* begin *
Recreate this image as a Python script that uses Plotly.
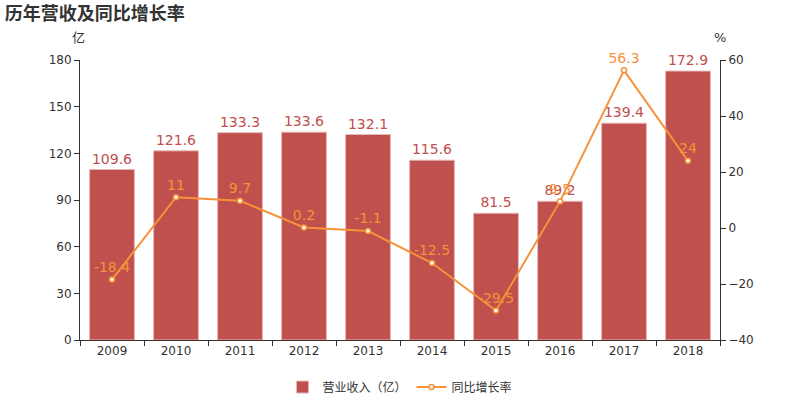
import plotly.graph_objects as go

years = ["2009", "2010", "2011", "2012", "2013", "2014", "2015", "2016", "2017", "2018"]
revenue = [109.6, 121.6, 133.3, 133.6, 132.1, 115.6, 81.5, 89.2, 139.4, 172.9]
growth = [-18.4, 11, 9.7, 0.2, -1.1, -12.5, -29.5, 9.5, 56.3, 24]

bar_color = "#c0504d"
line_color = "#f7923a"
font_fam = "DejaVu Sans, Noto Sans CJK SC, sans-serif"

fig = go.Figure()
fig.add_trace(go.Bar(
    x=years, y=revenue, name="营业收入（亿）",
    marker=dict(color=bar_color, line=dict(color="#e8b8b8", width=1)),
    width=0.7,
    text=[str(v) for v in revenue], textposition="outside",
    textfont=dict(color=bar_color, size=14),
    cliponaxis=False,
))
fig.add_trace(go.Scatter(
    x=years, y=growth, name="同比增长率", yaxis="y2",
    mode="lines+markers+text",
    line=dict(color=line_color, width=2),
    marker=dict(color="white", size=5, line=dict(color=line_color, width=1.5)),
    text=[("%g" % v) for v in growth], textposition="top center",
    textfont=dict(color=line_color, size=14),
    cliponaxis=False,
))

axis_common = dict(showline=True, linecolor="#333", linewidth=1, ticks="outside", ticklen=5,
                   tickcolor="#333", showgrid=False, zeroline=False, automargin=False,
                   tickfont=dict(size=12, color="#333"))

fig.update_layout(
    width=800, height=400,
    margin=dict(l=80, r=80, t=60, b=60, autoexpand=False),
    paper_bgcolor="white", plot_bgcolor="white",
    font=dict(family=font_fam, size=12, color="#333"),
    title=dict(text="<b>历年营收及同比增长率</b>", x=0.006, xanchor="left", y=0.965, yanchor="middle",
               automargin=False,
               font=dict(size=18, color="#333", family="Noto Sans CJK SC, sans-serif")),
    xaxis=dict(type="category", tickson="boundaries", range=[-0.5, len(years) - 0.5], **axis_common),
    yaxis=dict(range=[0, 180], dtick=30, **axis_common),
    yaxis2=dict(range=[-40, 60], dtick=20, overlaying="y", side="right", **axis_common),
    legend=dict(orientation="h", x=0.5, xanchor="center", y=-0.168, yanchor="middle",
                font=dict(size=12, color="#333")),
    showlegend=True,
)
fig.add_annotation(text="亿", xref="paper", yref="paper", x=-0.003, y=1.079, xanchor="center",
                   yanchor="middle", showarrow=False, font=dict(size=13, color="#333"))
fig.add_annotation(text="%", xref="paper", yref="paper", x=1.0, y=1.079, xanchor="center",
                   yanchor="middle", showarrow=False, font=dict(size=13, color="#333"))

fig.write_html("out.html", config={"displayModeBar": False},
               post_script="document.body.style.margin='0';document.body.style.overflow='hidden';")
* end *
## Task requirements
Return the material line for line, from its beginning to the line that contains "import plotly.graph_objects as go", with the pictures left out.

## Task response
Recreate this image as a Python script that uses Plotly.
import plotly.graph_objects as go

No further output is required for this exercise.